**DATASET SECTION**
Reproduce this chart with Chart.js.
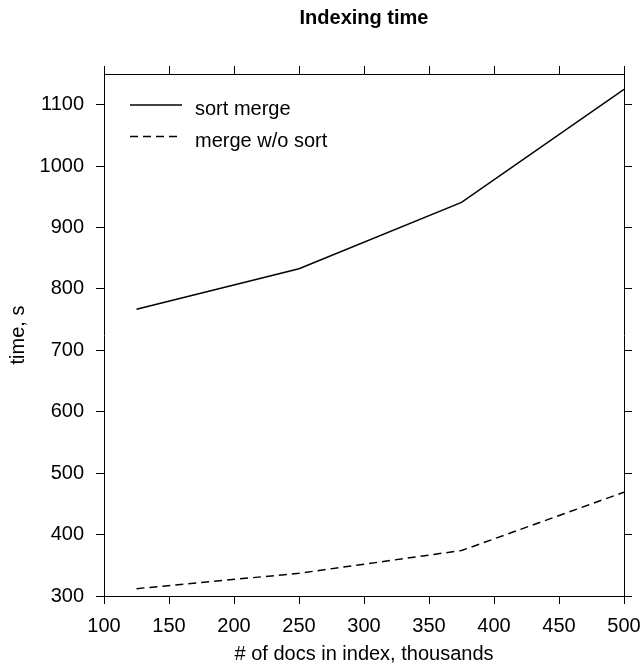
<!DOCTYPE html>
<html>
<head>
<meta charset="utf-8">
<script src="https://cdn.jsdelivr.net/npm/chart.js@4"></script>
<style>
  html, body { margin: 0; padding: 0; background: #fff; }
  #wrap { width: 643px; height: 664px; }
</style>
</head>
<body>
<div id="wrap"><canvas id="c" width="643" height="664"></canvas></div>
<script>
const docs = [125, 250, 375, 500];
const sortMerge = [767, 833, 941, 1125];
const mergeNoSort = [312, 337, 374, 469];
const seriesLabels = ['sort merge', 'merge w/o sort'];
const chartTitle = 'Indexing time';
const xTitle = '# of docs in index, thousands';
const yTitle = 'time, s';

const FONT = '"Liberation Sans", Arial, Helvetica, sans-serif';

const titlePlugin = {
  id: 'topTitle',
  afterDraw(chart) {
    const ctx = chart.ctx, a = chart.chartArea;
    ctx.save();
    ctx.fillStyle = '#000';
    ctx.font = 'bold 20px ' + FONT;
    ctx.textAlign = 'center';
    ctx.textBaseline = 'alphabetic';
    ctx.fillText(chartTitle, (a.left + a.right) / 2, 23.5);
    ctx.restore();
  }
};

const legendPlugin = {
  id: 'insideLegend',
  afterDatasetsDraw(chart) {
    const ctx = chart.ctx;
    ctx.save();
    chart.data.datasets.forEach((ds, i) => {
      const y = 105 + i * 31.5;
      ctx.beginPath();
      ctx.strokeStyle = ds.borderColor;
      ctx.lineWidth = ds.borderWidth;
      ctx.setLineDash(ds.borderDash || []);
      ctx.moveTo(130, y);
      ctx.lineTo(182, y);
      ctx.stroke();
      ctx.setLineDash([]);
      ctx.fillStyle = '#000';
      ctx.font = '20px ' + FONT;
      ctx.textAlign = 'left';
      ctx.textBaseline = 'alphabetic';
      ctx.fillText(ds.label, 195, y + 10);
    });
    ctx.restore();
  }
};

const gridOpts = { drawOnChartArea: false, color: '#000', lineWidth: 1, tickLength: 8, tickColor: '#000' };
const borderOpts = { display: true, color: '#000', width: 1 };
const noPad = (s) => { s.paddingLeft = 0; s.paddingRight = 0; s.paddingTop = 0; s.paddingBottom = 0; };

new Chart(document.getElementById('c'), {
  type: 'line',
  data: {
    datasets: [
      { label: seriesLabels[0], data: docs.map((x, i) => ({ x, y: sortMerge[i] })),
        borderColor: '#000', borderWidth: 1.5, pointRadius: 0, fill: false, tension: 0 },
      { label: seriesLabels[1], data: docs.map((x, i) => ({ x, y: mergeNoSort[i] })),
        borderColor: '#000', borderWidth: 1.5, borderDash: [8, 5], pointRadius: 0, fill: false, tension: 0 }
    ]
  },
  options: {
    responsive: false,
    animation: false,
    layout: { padding: 0 },
    plugins: { legend: { display: false }, title: { display: false }, tooltip: { enabled: false } },
    scales: {
      x: {
        type: 'linear', position: 'bottom', min: 100, max: 500,
        ticks: { stepSize: 50, color: '#000', font: { family: FONT, size: 20 }, padding: 10, maxRotation: 0,
                 callback: (v) => String(v) },
        grid: gridOpts, border: borderOpts,
        title: { display: true, text: xTitle, color: '#000', font: { family: FONT, size: 20, lineHeight: 1 }, padding: 0 },
        afterFit(s) { s.height = 68; noPad(s); }
      },
      x2: {
        type: 'linear', position: 'top', min: 100, max: 500,
        ticks: { stepSize: 50, display: false },
        grid: gridOpts, border: borderOpts,
        afterFit(s) { s.height = 74; noPad(s); }
      },
      y: {
        type: 'linear', position: 'left', min: 300, max: 1150,
        ticks: { stepSize: 100, includeBounds: false, color: '#000', font: { family: FONT, size: 20 }, padding: 12,
                 callback: (v) => String(v) },
        grid: gridOpts, border: borderOpts,
        title: { display: true, text: yTitle, color: '#000', font: { family: FONT, size: 20 }, padding: { top: 6, bottom: 0 } },
        afterFit(s) { s.width = 104; noPad(s); }
      },
      y2: {
        type: 'linear', position: 'right', min: 300, max: 1150,
        ticks: { stepSize: 100, includeBounds: false, display: false },
        grid: gridOpts, border: borderOpts,
        afterFit(s) { s.width = 19; noPad(s); }
      }
    }
  },
  plugins: [titlePlugin, legendPlugin]
});
</script>
</body>
</html>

**TASK REQUIREMENTS**
Repeat the data exactly, dropping every picture it holds.

**EXERCISE SOLUTION**
Reproduce this chart with Chart.js.
<!DOCTYPE html>
<html>
<head>
<meta charset="utf-8">
<script src="https://cdn.jsdelivr.net/npm/chart.js@4"></script>
<style>
  html, body { margin: 0; padding: 0; background: #fff; }
  #wrap { width: 643px; height: 664px; }
</style>
</head>
<body>
<div id="wrap"><canvas id="c" width="643" height="664"></canvas></div>
<script>
const docs = [125, 250, 375, 500];
const sortMerge = [767, 833, 941, 1125];
const mergeNoSort = [312, 337, 374, 469];
const seriesLabels = ['sort merge', 'merge w/o sort'];
const chartTitle = 'Indexing time';
const xTitle = '# of docs in index, thousands';
const yTitle = 'time, s';

const FONT = '"Liberation Sans", Arial, Helvetica, sans-serif';

const titlePlugin = {
  id: 'topTitle',
  afterDraw(chart) {
    const ctx = chart.ctx, a = chart.chartArea;
    ctx.save();
    ctx.fillStyle = '#000';
    ctx.font = 'bold 20px ' + FONT;
    ctx.textAlign = 'center';
    ctx.textBaseline = 'alphabetic';
    ctx.fillText(chartTitle, (a.left + a.right) / 2, 23.5);
    ctx.restore();
  }
};

const legendPlugin = {
  id: 'insideLegend',
  afterDatasetsDraw(chart) {
    const ctx = chart.ctx;
    ctx.save();
    chart.data.datasets.forEach((ds, i) => {
      const y = 105 + i * 31.5;
      ctx.beginPath();
      ctx.strokeStyle = ds.borderColor;
      ctx.lineWidth = ds.borderWidth;
      ctx.setLineDash(ds.borderDash || []);
      ctx.moveTo(130, y);
      ctx.lineTo(182, y);
      ctx.stroke();
      ctx.setLineDash([]);
      ctx.fillStyle = '#000';
      ctx.font = '20px ' + FONT;
      ctx.textAlign = 'left';
      ctx.textBaseline = 'alphabetic';
      ctx.fillText(ds.label, 195, y + 10);
    });
    ctx.restore();
  }
};

const gridOpts = { drawOnChartArea: false, color: '#000', lineWidth: 1, tickLength: 8, tickColor: '#000' };
const borderOpts = { display: true, color: '#000', width: 1 };
const noPad = (s) => { s.paddingLeft = 0; s.paddingRight = 0; s.paddingTop = 0; s.paddingBottom = 0; };

new Chart(document.getElementById('c'), {
  type: 'line',
  data: {
    datasets: [
      { label: seriesLabels[0], data: docs.map((x, i) => ({ x, y: sortMerge[i] })),
        borderColor: '#000', borderWidth: 1.5, pointRadius: 0, fill: false, tension: 0 },
      { label: seriesLabels[1], data: docs.map((x, i) => ({ x, y: mergeNoSort[i] })),
        borderColor: '#000', borderWidth: 1.5, borderDash: [8, 5], pointRadius: 0, fill: false, tension: 0 }
    ]
  },
  options: {
    responsive: false,
    animation: false,
    layout: { padding: 0 },
    plugins: { legend: { display: false }, title: { display: false }, tooltip: { enabled: false } },
    scales: {
      x: {
        type: 'linear', position: 'bottom', min: 100, max: 500,
        ticks: { stepSize: 50, color: '#000', font: { family: FONT, size: 20 }, padding: 10, maxRotation: 0,
                 callback: (v) => String(v) },
        grid: gridOpts, border: borderOpts,
        title: { display: true, text: xTitle, color: '#000', font: { family: FONT, size: 20, lineHeight: 1 }, padding: 0 },
        afterFit(s) { s.height = 68; noPad(s); }
      },
      x2: {
        type: 'linear', position: 'top', min: 100, max: 500,
        ticks: { stepSize: 50, display: false },
        grid: gridOpts, border: borderOpts,
        afterFit(s) { s.height = 74; noPad(s); }
      },
      y: {
        type: 'linear', position: 'left', min: 300, max: 1150,
        ticks: { stepSize: 100, includeBounds: false, color: '#000', font: { family: FONT, size: 20 }, padding: 12,
                 callback: (v) => String(v) },
        grid: gridOpts, border: borderOpts,
        title: { display: true, text: yTitle, color: '#000', font: { family: FONT, size: 20 }, padding: { top: 6, bottom: 0 } },
        afterFit(s) { s.width = 104; noPad(s); }
      },
      y2: {
        type: 'linear', position: 'right', min: 300, max: 1150,
        ticks: { stepSize: 100, includeBounds: false, display: false },
        grid: gridOpts, border: borderOpts,
        afterFit(s) { s.width = 19; noPad(s); }
      }
    }
  },
  plugins: [titlePlugin, legendPlugin]
});
</script>
</body>
</html>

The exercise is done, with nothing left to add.